## Listed records
----
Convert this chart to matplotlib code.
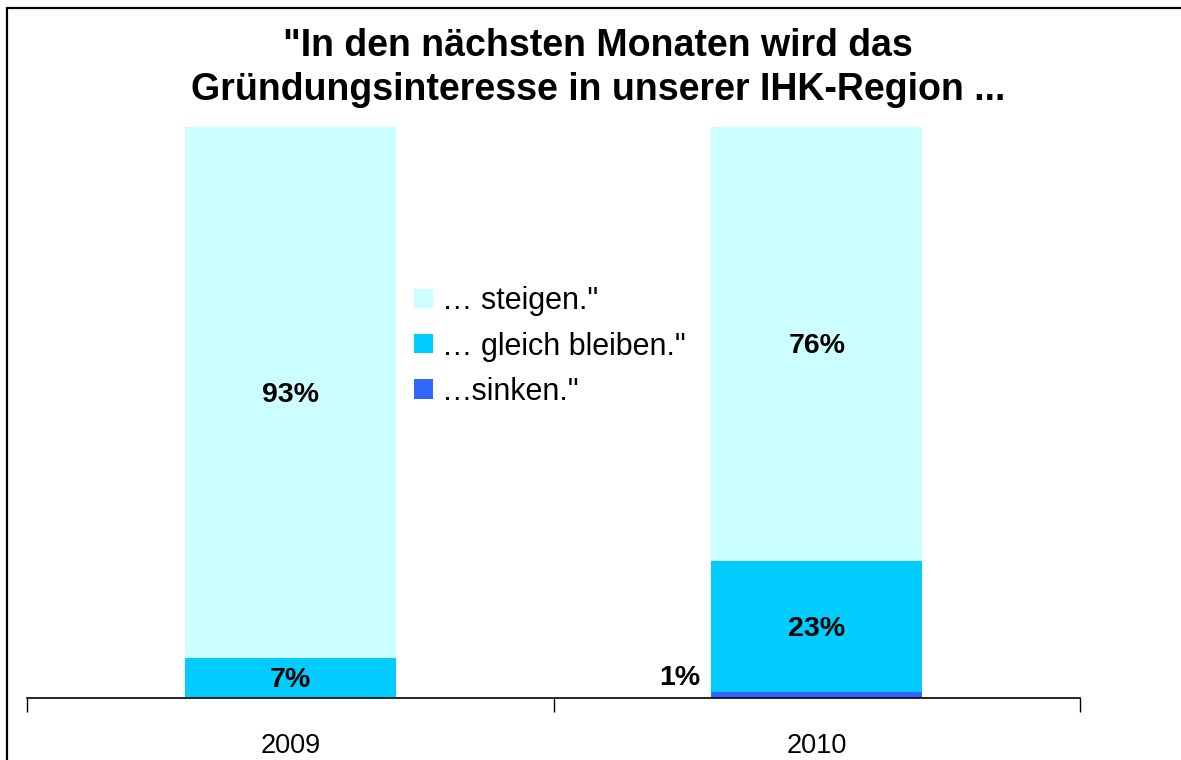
import matplotlib
matplotlib.use("Agg")
import matplotlib.pyplot as plt
import matplotlib.patches as mpatches
import matplotlib.transforms as mtrans
import numpy as np

plt.rcParams['font.family'] = ['Liberation Sans', 'DejaVu Sans']

categories = ["2009", "2010"]
series_names = ['…sinken."', '… gleich bleiben."', '… steigen."']
sinken = [0, 1]
gleich = [7, 23]
steigen = [93, 76]
colors = ["#3366FF", "#00CCFF", "#CCFFFF"]
title = '"In den nächsten Monaten wird das\nGründungsinteresse in unserer IHK-Region ...'

W, H = 1181, 760
fig = plt.figure(figsize=(W / 100, H / 100), dpi=100)
ax = fig.add_axes([27 / W, 1 - 698 / H, (1080 - 27) / W, (698 - 127) / H])

x = np.arange(len(categories))
width = 0.4
values = [sinken, gleich, steigen]
bottom = np.zeros(len(categories))
handles = []
for name, vals, col in zip(series_names, values, colors):
    vals = np.array(vals, dtype=float)
    bars = ax.bar(x, vals, width, bottom=bottom, color=col, edgecolor='none', label=name)
    handles.append(bars)
    for i, (v, b) in enumerate(zip(vals, bottom)):
        if v <= 0:
            continue
        if v < 3:
            # small segment: label sits left of the bar
            off = mtrans.offset_copy(ax.transData, fig=fig, x=-8, y=10, units='points')
            ax.text(x[i] - width / 2, b + v, f"{int(v)}%", transform=off,
                    ha='right', va='center', fontsize=20.5, fontweight='bold')
        else:
            off = mtrans.offset_copy(ax.transData, fig=fig, x=0, y=-1.5, units='points')
            ax.text(x[i], b + v / 2, f"{int(v)}%", ha='center', va='center', transform=off,
                    fontsize=20.5, fontweight='bold')
    bottom = bottom + vals

ax.set_xlim(-0.5, len(categories) - 0.5)
ax.set_ylim(0, 100)
for s in ['top', 'right', 'left']:
    ax.spines[s].set_visible(False)
ax.spines['bottom'].set_linewidth(1.2)
ax.set_yticks([])
ax.set_xticks(np.arange(-0.5, len(categories), 1.0))
ax.set_xticklabels([])
ax.tick_params(axis='x', which='major', direction='out', length=10, width=1)
ax.set_xticks(x, minor=True)
ax.set_xticklabels(categories, minor=True, fontsize=19.5)
ax.tick_params(axis='x', which='minor', length=0, pad=25)

leg = ax.legend(handles[::-1], [h.get_label() for h in handles[::-1]],
                loc='upper left', bbox_to_anchor=((402 - 27) / (1080 - 27), (698 - 274) / (698 - 127)),
                frameon=False, fontsize=22, handlelength=0.6, handleheight=0.6,
                handletextpad=0.3, labelspacing=0.5, borderaxespad=0)

fig.text(598 / W, 1 - 68 / H, title, ha='center', va='center', fontsize=27,
         fontweight='bold', linespacing=1.3)

frame = mpatches.Rectangle((7 / W, -0.2), 1.2, 0.2 + (H - 8) / H, transform=fig.transFigure,
                           fill=False, edgecolor='black', linewidth=1.6)
fig.add_artist(frame)

fig.savefig("out.png", dpi=100, facecolor='white')
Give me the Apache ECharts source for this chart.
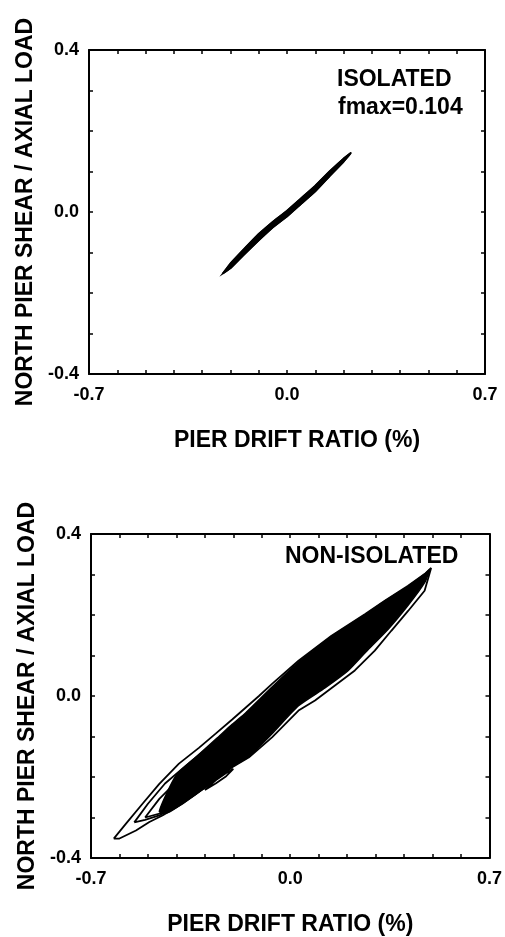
<!DOCTYPE html>
<html>
<head>
<meta charset="utf-8">
</head>
<body style="margin: 0">
<div id="container" style="width: 505px; height: 937px"></div>
<script src="https://cdn.jsdelivr.net/npm/echarts@6/dist/echarts.min.js"></script>
<script>
// tick labels
var xTickLabels = ['-0.7', '0.0', '0.7'];
var yTickLabels = ['-0.4', '0.0', '0.4'];

// isolated pier: thin loop (upper branch left->right, lower branch back)
var isoX = [-0.227, -0.20, -0.15, -0.10, -0.05, 0.00, 0.05, 0.10, 0.15, 0.20, 0.226,
            0.20, 0.15, 0.10, 0.05, 0.00, -0.05, -0.10, -0.15, -0.20, -0.227];
var isoY = [-0.152, -0.127, -0.090, -0.054, -0.024, 0.003, 0.034, 0.065, 0.100, 0.132, 0.146,
            0.124, 0.088, 0.051, 0.020, -0.011, -0.038, -0.070, -0.104, -0.139, -0.152];

// non-isolated pier: dense core of the loops
var coreX = [-0.460, -0.400, -0.330, -0.260, -0.204, -0.157, -0.064, 0.029, 0.145, 0.262, 0.332, 0.414, 0.472, 0.490,
             0.472, 0.414, 0.344, 0.274, 0.204, 0.122, 0.029, -0.064, -0.146, -0.204, -0.297, -0.379, -0.430];
var coreY = [-0.285, -0.195, -0.150, -0.106, -0.070, -0.042, 0.022, 0.083, 0.147, 0.200, 0.234, 0.271, 0.301, 0.312,
             0.280, 0.224, 0.165, 0.115, 0.063, 0.020, -0.024, -0.093, -0.150, -0.174, -0.225, -0.266, -0.288];

// outer loop
var loopAX = [-0.620, -0.577, -0.519, -0.460, -0.391, -0.321, -0.262, -0.204, -0.157, -0.110, -0.064, 0.029, 0.145, 0.262, 0.332, 0.414, 0.472, 0.495,
              0.472, 0.414, 0.355, 0.297, 0.227, 0.157, 0.087, 0.029, -0.064, -0.146, -0.204, -0.297, -0.379, -0.449, -0.495, -0.542, -0.600, -0.620];
var loopAY = [-0.352, -0.315, -0.266, -0.217, -0.167, -0.128, -0.093, -0.058, -0.029, 0.000, 0.030, 0.087, 0.149, 0.202, 0.235, 0.272, 0.301, 0.316,
              0.260, 0.210, 0.161, 0.112, 0.063, 0.026, -0.011, -0.036, -0.102, -0.152, -0.176, -0.225, -0.266, -0.295, -0.311, -0.332, -0.352, -0.352];

// inner loops on the negative side
var loopBX = [-0.548, -0.500, -0.440, -0.380, -0.320, -0.260, -0.200, -0.140, -0.200, -0.300, -0.400, -0.460, -0.510, -0.548];
var loopBY = [-0.312, -0.266, -0.216, -0.180, -0.145, -0.112, -0.078, -0.045, -0.165, -0.222, -0.272, -0.295, -0.306, -0.312];
var loopCX = [-0.510, -0.460, -0.400, -0.340, -0.280, -0.220, -0.160, -0.160, -0.250, -0.350, -0.430, -0.510];
var loopCY = [-0.300, -0.254, -0.212, -0.174, -0.140, -0.104, -0.070, -0.150, -0.200, -0.250, -0.285, -0.300];
var bumpX = [-0.300, -0.262, -0.225, -0.200, -0.225, -0.262, -0.300];
var bumpY = [-0.232, -0.216, -0.198, -0.180, -0.190, -0.208, -0.232];

var font = "'Liberation Sans', Arial, sans-serif";

function pairs(xs, ys) {
	return xs.map(function (x, i) { return [x, ys[i]]; });
}

function pickLabel(labels) {
	return function (v) {
		for (var i = 0; i < labels.length; i++) {
			if (Math.abs(parseFloat(labels[i]) - v) < 1e-6) return labels[i];
		}
		return '';
	};
}

function polygon(xs, ys, axis) {
	return {
		type: 'custom',
		xAxisIndex: axis,
		yAxisIndex: axis,
		silent: true,
		z: 2,
		data: pairs(xs, ys),
		renderItem: function (params, api) {
			if (params.dataIndex !== 0) return;
			var pts = xs.map(function (x, i) { return api.coord([x, ys[i]]); });
			return {
				type: 'polygon',
				shape: { points: pts, smooth: 0.2 },
				style: { fill: '#000', stroke: '#000', lineWidth: 1.5 }
			};
		}
	};
}

function loop(xs, ys, axis) {
	return {
		type: 'line',
		xAxisIndex: axis,
		yAxisIndex: axis,
		showSymbol: false,
		silent: true,
		z: 3,
		lineStyle: { color: '#000', width: 1.8 },
		data: pairs(xs, ys)
	};
}

var tick = { show: true, inside: true, length: 4, lineStyle: { color: '#000', width: 1.5 } };
var line = { show: true, onZero: false, lineStyle: { color: '#000', width: 2 } };
var labelStyle = { color: '#000', fontFamily: font, fontWeight: 'bold', fontSize: 18 };
var nameStyle = { color: '#000', fontFamily: font, fontWeight: 'bold', fontSize: 23 };

function xAxes(grid, pad) {
	return [{
		type: 'value', gridIndex: grid, position: 'bottom', min: -0.7, max: 0.7, interval: 0.1,
		axisLine: line, axisTick: tick, splitLine: { show: false },
		axisLabel: Object.assign({ margin: 12, formatter: pickLabel(xTickLabels), showMinLabel: true, showMaxLabel: true }, labelStyle),
		name: 'PIER DRIFT RATIO (%)', nameLocation: 'middle', nameGap: 55,
		nameTextStyle: Object.assign({ padding: [0, 0, 0, pad] }, nameStyle)
	}, {
		type: 'value', gridIndex: grid, position: 'top', min: -0.7, max: 0.7, interval: 0.1,
		axisLine: line, axisTick: tick, splitLine: { show: false }, axisLabel: { show: false }
	}];
}

function yAxes(grid) {
	return [{
		type: 'value', gridIndex: grid, position: 'left', min: -0.4, max: 0.4, interval: 0.1,
		axisLine: line, axisTick: tick, splitLine: { show: false },
		axisLabel: Object.assign({ margin: 10, formatter: pickLabel(yTickLabels), showMinLabel: true, showMaxLabel: true }, labelStyle),
		name: 'NORTH PIER SHEAR / AXIAL LOAD', nameLocation: 'middle', nameGap: 52,
		nameTextStyle: nameStyle
	}, {
		type: 'value', gridIndex: grid, position: 'right', min: -0.4, max: 0.4, interval: 0.1,
		axisLine: line, axisTick: tick, splitLine: { show: false }, axisLabel: { show: false }
	}];
}

var chart = echarts.init(document.getElementById('container'));
chart.setOption({
	animation: false,
	backgroundColor: '#fff',
	title: [
		{ text: 'ISOLATED', left: 337, top: 68, padding: 0, textStyle: nameStyle },
		{ text: 'fmax=0.104', left: 338, top: 96, padding: 0, textStyle: nameStyle },
		{ text: 'NON-ISOLATED', left: 285, top: 545, padding: 0, textStyle: nameStyle }
	],
	grid: [
		{ left: 89, top: 50, width: 396, height: 324 },
		{ left: 91, top: 534, width: 401, height: 324 }
	],
	xAxis: xAxes(0, 20).concat(xAxes(1, 0)),
	yAxis: yAxes(0).concat(yAxes(1)),
	series: [
		polygon(isoX, isoY, 0),
		loop(isoX, isoY, 0),
		polygon(coreX, coreY, 2),
		loop(loopAX, loopAY, 2),
		loop(loopBX, loopBY, 2),
		loop(loopCX, loopCY, 2),
		loop(bumpX, bumpY, 2)
	]
});
</script>
</body>
</html>
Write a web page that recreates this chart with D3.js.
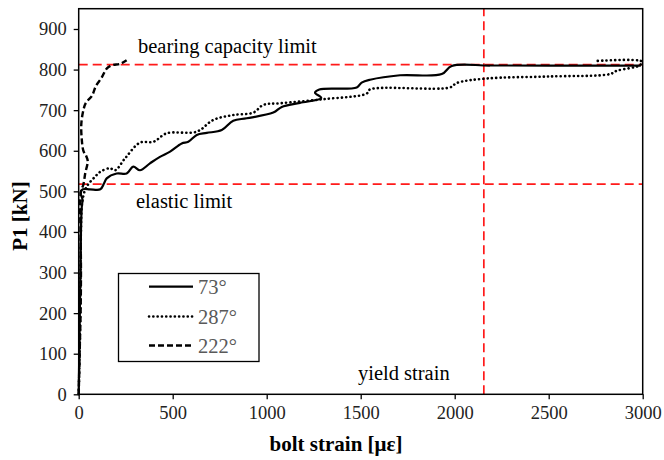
----
## Aim of the exercise
Reproduce the records word for word, please, from their first line up to and including the line that contains "plt.rcParams['font.family'] = ['Liberation", but no pictures.

## The result
Convert this chart to matplotlib code.
import matplotlib
matplotlib.use("Agg")
import matplotlib.pyplot as plt
import matplotlib.patches as mpatches
import matplotlib.transforms as mtrans
import numpy as np

plt.rcParams['font.family'] = ['Liberation Sans', 'DejaVu Sans']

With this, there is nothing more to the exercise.